Personal information
- Full name: David Alexander Graham
- Born: 21 May 1971 (age 55) Moreton-in-Marsh, Gloucestershire, England
- Batting: Right-handed
- Bowling: Right-arm medium

Domestic team information
- 1996–1999: Herefordshire

Career statistics
| Competition | LA |
| Matches | 4 |
| Runs scored | 28 |
| Batting average | 7.00 |
| 100s/50s | –/– |
| Top score | 14 |
| Balls bowled | – |
| Wickets | – |
| Bowling average | – |
| 5 wickets in innings | – |
| 10 wickets in match | – |
| Best bowling | – |
| Catches/stumpings | 1/– |
- Source: Cricinfo, 26 November 2010

= David Graham (English cricketer) =

English cricketer

David Alexander Graham (born 21 May 1971) is an English cricketer. Graham is a right-handed batsman who bowls right-arm medium pace. He was born at Moreton-in-Marsh, Gloucestershire.

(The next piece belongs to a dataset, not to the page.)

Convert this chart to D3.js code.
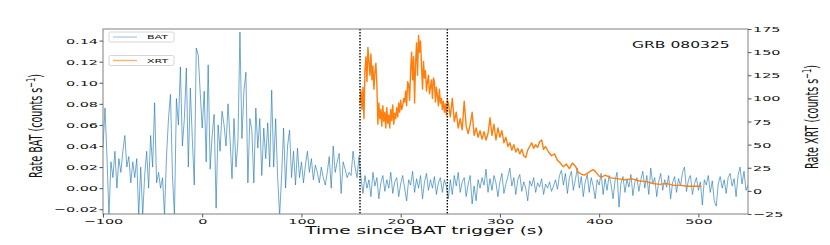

Graham made his debut for Herefordshire in the 1996 Minor Counties Championship against Berkshire. From 1996 to 1999, he represented the county in 13 Championship matches, the last of which came against Cheshire. His MCCA Knockout Trophy debut for the county came against Shropshire in 1997. From 1997 to 1999, he represented the county in 7 Trophy matches, the last of which came against the Worcestershire Cricket Board.

He also represented Herefordshire in List A cricket. His debut List A match came against Somerset in the 1997 NatWest Trophy. From 1997 to 1999, he represented the county in 4 List A matches, the last of which came against Yorkshire in the 1999 NatWest Trophy. In his 4 matches, he scored 28 runs at a batting average of 7.00, with a high score of 14. In the field the took a single catch.